# [Task prompt]
Copy all lines below containing "with".

# [Record excerpts]
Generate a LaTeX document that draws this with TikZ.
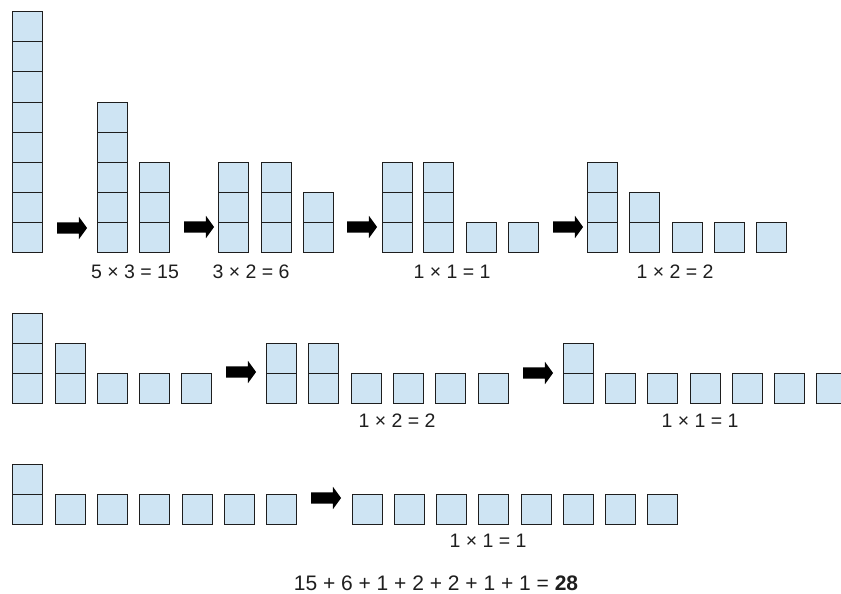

--

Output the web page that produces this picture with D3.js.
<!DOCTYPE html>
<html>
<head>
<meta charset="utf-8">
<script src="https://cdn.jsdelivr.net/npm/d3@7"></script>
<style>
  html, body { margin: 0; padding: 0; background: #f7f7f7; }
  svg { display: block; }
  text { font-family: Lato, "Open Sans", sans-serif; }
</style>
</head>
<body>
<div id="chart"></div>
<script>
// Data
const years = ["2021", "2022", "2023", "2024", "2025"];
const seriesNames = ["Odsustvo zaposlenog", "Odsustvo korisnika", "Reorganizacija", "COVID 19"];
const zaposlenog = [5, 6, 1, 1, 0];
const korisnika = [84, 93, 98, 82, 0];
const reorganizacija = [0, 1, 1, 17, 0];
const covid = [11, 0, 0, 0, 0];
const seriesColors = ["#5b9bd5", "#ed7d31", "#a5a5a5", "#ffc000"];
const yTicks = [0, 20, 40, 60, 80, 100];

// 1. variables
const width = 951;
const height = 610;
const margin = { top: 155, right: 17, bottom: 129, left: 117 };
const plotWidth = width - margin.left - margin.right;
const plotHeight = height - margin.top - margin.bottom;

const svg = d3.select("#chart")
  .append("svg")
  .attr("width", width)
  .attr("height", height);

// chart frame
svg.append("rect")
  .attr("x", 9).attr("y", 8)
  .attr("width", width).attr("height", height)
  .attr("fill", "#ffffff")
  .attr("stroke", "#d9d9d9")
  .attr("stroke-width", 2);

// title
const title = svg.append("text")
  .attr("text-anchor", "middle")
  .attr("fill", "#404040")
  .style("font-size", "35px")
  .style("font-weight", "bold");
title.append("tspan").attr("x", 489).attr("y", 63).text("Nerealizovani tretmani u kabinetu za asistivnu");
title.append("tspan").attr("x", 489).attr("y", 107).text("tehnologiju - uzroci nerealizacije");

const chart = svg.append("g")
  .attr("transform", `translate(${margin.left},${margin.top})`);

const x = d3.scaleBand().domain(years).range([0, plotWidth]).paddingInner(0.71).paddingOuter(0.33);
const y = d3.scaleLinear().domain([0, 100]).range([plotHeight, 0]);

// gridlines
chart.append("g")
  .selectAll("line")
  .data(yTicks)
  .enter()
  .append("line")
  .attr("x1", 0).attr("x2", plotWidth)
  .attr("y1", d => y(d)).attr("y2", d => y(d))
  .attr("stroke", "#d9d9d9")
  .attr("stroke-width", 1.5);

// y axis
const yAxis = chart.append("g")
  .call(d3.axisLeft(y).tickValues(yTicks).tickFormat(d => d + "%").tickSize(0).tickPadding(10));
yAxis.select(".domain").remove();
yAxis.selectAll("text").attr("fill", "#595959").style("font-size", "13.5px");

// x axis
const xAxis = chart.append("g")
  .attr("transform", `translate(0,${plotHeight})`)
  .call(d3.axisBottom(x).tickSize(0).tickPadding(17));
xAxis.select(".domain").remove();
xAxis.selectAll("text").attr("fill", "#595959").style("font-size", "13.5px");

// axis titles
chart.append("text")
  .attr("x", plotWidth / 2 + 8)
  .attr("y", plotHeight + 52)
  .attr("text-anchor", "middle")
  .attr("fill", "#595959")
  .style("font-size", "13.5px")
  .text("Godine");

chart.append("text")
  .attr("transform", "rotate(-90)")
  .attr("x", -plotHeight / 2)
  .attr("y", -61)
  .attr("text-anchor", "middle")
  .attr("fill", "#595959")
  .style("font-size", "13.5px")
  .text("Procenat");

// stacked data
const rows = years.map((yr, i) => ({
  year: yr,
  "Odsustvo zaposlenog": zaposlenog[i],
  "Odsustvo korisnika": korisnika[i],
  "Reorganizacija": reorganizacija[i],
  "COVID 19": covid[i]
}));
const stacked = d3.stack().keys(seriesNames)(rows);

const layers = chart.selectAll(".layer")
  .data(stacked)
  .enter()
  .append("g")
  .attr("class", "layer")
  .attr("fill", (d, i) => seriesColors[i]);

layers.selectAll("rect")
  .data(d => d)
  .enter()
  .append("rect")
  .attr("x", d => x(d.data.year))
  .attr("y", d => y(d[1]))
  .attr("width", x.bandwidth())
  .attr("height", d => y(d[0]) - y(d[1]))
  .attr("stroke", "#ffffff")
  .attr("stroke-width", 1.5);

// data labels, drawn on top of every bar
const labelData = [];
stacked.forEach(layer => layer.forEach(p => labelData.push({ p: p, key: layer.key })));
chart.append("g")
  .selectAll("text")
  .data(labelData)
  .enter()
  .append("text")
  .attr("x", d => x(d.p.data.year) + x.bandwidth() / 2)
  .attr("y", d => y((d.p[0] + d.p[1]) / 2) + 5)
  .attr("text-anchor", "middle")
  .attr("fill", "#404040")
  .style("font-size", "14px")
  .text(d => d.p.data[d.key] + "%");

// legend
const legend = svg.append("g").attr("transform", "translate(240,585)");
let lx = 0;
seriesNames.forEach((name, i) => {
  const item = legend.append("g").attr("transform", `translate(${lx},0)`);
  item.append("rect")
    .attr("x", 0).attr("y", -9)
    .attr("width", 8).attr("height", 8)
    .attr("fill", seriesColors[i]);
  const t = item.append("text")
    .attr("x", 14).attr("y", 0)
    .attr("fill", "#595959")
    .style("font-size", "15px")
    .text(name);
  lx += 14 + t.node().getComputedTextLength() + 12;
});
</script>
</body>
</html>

==

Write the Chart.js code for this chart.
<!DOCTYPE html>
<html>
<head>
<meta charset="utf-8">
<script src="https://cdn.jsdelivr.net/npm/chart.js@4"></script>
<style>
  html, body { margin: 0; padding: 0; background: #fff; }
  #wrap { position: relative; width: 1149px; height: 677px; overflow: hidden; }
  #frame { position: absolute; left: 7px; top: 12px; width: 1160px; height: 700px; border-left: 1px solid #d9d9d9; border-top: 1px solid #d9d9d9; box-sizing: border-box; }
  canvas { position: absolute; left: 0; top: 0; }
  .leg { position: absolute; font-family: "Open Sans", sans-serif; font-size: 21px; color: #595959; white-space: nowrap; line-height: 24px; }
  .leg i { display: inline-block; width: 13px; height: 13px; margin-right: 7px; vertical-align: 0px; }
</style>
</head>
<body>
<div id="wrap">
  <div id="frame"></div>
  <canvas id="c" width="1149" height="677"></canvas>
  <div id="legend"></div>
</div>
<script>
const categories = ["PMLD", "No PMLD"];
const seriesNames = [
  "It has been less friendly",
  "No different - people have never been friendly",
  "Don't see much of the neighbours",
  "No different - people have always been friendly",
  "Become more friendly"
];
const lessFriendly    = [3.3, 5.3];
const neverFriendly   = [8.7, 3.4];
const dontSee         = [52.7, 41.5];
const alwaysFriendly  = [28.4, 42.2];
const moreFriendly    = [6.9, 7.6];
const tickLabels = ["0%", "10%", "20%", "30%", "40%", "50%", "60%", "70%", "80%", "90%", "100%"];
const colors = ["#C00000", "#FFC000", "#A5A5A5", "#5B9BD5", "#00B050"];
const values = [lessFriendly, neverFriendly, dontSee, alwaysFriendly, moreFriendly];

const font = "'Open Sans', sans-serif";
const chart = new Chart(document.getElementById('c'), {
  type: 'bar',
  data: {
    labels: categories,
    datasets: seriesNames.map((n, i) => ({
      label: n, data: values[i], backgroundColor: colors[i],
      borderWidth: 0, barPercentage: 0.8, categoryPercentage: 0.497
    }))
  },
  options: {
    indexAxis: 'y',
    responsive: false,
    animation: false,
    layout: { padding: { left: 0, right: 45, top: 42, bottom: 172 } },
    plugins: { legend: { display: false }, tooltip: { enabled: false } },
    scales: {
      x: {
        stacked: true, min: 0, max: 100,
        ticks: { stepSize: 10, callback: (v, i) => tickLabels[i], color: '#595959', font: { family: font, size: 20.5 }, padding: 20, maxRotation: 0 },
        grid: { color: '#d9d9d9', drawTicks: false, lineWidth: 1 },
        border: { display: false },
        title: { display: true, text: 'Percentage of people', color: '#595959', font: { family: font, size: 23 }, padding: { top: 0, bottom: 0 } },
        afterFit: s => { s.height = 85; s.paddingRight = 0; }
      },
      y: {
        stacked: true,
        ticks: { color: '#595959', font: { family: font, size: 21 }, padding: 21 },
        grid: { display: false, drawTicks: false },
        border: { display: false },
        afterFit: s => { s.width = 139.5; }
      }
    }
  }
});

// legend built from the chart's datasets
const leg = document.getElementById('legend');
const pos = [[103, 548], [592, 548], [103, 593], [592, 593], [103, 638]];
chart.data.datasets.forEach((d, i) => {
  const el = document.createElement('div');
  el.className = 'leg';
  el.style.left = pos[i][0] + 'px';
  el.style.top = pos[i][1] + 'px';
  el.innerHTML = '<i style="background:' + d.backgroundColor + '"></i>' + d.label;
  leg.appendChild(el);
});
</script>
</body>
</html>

# [The completed task]
Generate a LaTeX document that draws this with TikZ.
Output the web page that produces this picture with D3.js.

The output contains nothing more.